Marco Spinsanti is a Scientist at GlaxoSmithKline (GSK) in Siena. He obtained his PhD in Cellular and Molecular Biology from the University of Bologna in 2016. During his PhD, he studied the regulation of the vaccine antigen Factor H binding protein in Neisseria meningitidis. After his PhD, he joined GSK where his research focuses on vaccine candidate identification and molecular genetics of pathogenic bacteria.

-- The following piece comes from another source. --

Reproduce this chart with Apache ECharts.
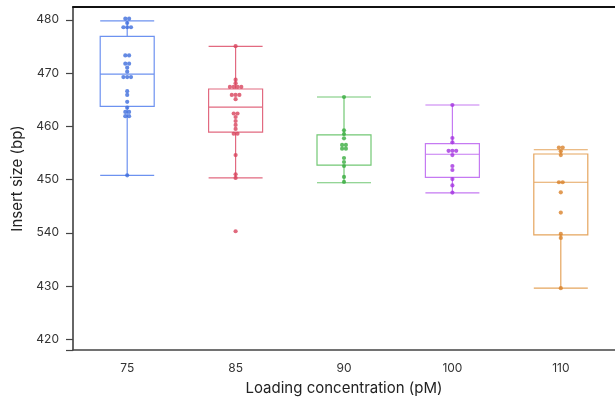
<!DOCTYPE html>
<html>
<head>
    <meta charset="UTF-8">
    <title>Insert size</title>
    <script src="https://cdn.jsdelivr.net/npm/echarts@6/dist/echarts.min.js"></script>
    <style>
        html, body { margin: 0; padding: 0; background: #fff; }
        #main { width: 615px; height: 402px; }
    </style>
</head>
<body>
    <div id="main"></div>
    <script type="text/javascript">
        // categories (pM)
        var categories = ['75', '85', '90', '100', '110'];

        // box stats: [min, Q1, median, Q3, max]
        var box75 = [450.8, 463.75, 469.8, 476.9, 479.8];
        var box85 = [450.3, 458.9, 463.6, 467.0, 475.0];
        var box90 = [449.4, 452.7, 452.7, 458.4, 465.5];
        var box100 = [447.5, 450.4, 454.75, 456.75, 464.0];
        var box110 = [429.6, 439.6, 449.5, 454.8, 455.6];

        // individual points
        var pts75 = [480.2, 480.2, 479.4, 478.6, 478.6, 478.6, 473.3, 473.3, 471.75, 471.75, 471.0, 470.25,
            469.25, 469.25, 469.25, 466.6, 465.9, 464.6, 463.5, 462.7, 462.7, 461.9, 461.9, 450.8];
        var pts85 = [475.05, 468.75, 468.1, 467.4, 467.4, 467.4, 467.4, 465.9, 465.9, 465.9, 465.1,
            462.4, 462.4, 461.75, 461.0, 460.25, 459.5, 458.6, 458.6, 454.6, 451.0, 450.3, 440.3];
        var pts90 = [465.5, 459.25, 458.55, 457.75, 456.5, 456.5, 455.8, 455.8, 454.05, 453.3, 452.55, 450.5, 449.55];
        var pts100 = [464.0, 457.8, 457.0, 455.4, 455.4, 455.4, 454.6, 452.55, 451.8, 450.1, 448.9, 447.55];
        var pts110 = [456.0, 456.0, 455.3, 454.6, 449.5, 449.5, 447.6, 443.8, 439.8, 439.05, 429.6];

        // y axis ticks and their printed labels
        var yTickValues = [420, 430, 440, 450, 460, 470, 480];
        var yTickLabels = ['420', '430', '540', '450', '460', '470', '480'];

        var boxColors = ['#6d92f0', '#e26a80', '#72c874', '#c57af2', '#e5a55e'];
        var dotColors = ['#3d6ddc', '#d8435c', '#39ad40', '#a232e0', '#d9822a'];

        var boxes = [box75, box85, box90, box100, box110];
        var points = [pts75, pts85, pts90, pts100, pts110];

        var boxData = boxes.map(function (b, i) {
            return { value: b, itemStyle: { borderColor: boxColors[i], color: 'rgba(0,0,0,0)', borderWidth: 1.2 } };
        });

        // simple swarm: equal values are spread side by side
        var step = 3.8;
        var dotData = [];
        points.forEach(function (arr, i) {
            var counts = {};
            arr.forEach(function (v) { counts[v] = (counts[v] || 0) + 1; });
            var seen = {};
            arr.forEach(function (v) {
                var k = seen[v] || 0;
                seen[v] = k + 1;
                var dx = (k - (counts[v] - 1) / 2) * step;
                dotData.push({ value: [i, v], symbolOffset: [dx, 0], itemStyle: { color: dotColors[i] } });
            });
        });

        var myChart = echarts.init(document.getElementById('main'));

        var textFont = 'Inter, "Noto Sans", sans-serif';

        var option = {
            animation: false,
            grid: { left: 73, right: -4, top: 7, bottom: 52 },
            xAxis: [{
                type: 'category',
                data: categories,
                boundaryGap: true,
                name: 'Loading concentration (pM)',
                nameLocation: 'middle',
                nameGap: 31,
                nameTextStyle: { fontSize: 15, color: '#222', fontFamily: textFont },
                axisLine: { lineStyle: { color: '#444', width: 1.5 } },
                axisTick: { show: false },
                axisLabel: { fontSize: 12, color: '#333', margin: 12, fontFamily: textFont },
                splitLine: { show: false }
            }, {
                type: 'value',
                position: 'top',
                min: 0, max: 1,
                axisLine: { show: true, lineStyle: { color: '#111', width: 2 } },
                axisTick: { show: false },
                axisLabel: { show: false },
                splitLine: { show: false }
            }],
            yAxis: {
                type: 'value',
                min: 418,
                max: 482.4,
                name: 'Insert size (bp)',
                nameLocation: 'middle',
                nameGap: 47,
                nameTextStyle: { fontSize: 15, color: '#222', fontFamily: textFont },
                axisLine: { show: true, lineStyle: { color: '#333', width: 1.5 } },
                axisTick: {
                    show: true, length: 7,
                    customValues: [418].concat(yTickValues),
                    lineStyle: { color: '#444', width: 1.2 }
                },
                axisLabel: {
                    fontSize: 12, color: '#333', margin: 14, fontFamily: textFont,
                    customValues: yTickValues,
                    formatter: function (v) {
                        var idx = yTickValues.indexOf(v);
                        return idx >= 0 ? yTickLabels[idx] : '';
                    }
                },
                splitLine: { show: false }
            },
            series: [{
                type: 'boxplot',
                data: boxData,
                boxWidth: [54, 54],
                z: 2
            }, {
                type: 'scatter',
                data: dotData,
                symbolSize: 4.2,
                z: 3
            }]
        };

        myChart.setOption(option);
    </script>
</body>
</html>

Luigi Scietti is a biochemist and structural biologist interested in medically relevant molecular studies. During his M.Sc. internship at the University of Bologna he got trained in recombinant protein production and biochemistry of histone modifier enzymes. He completed his PhD in Molecular and Cellular Biology at the University of Bologna while working at Novartis Vaccines (now GSK - Siena), elucidating molecular mechanisms underlying S. aureus and N. meningitidis immune evasion. As a postdoctoral researcher in the Armenise-Harvard lab of structural biology at the University of Pavia, he set the grounds for a new research line on collagen-modifying enzymes. Since 2021, Dr. Scietti is the coordinator of the Biochemistry and Structural Biology Unit at the European Institute of Oncology (IEO), providing collaborative support to characterize macromolecular complexes involved in cancer through the use of integrative structural biology approaches.
Graduated in Biology and Molecular and Industrial Biotechnology, she obtained her PhD at the University of Bologna. After an experience abroad as a Post-Doctoral Fellow at the Memorial Sloan Kettering Cancer Center in NY (USA), she moved back to Italy at the AUSL-IRCCS of Reggio Emilia where since 2015 she directs the Translational Research Laboratory, a complex multidisciplinary structure that relies on a staff of 25 researchers and combines skills in the field of molecular biology, functional genomics, biostatistics and bioinformatics, through the use of the most innovative approaches for the study of the organization of the genome and its function in cancer.
The main interest of her research activities is the knowledge of the molecular mechanisms involved in oncological pathologies starting from the information contained in the genome. In particular, her research seeks to understand how alterations in the sequence, function and organization of the genome contribute to oncogenesis, in particular to the processes of tumor progression and metastatic spread.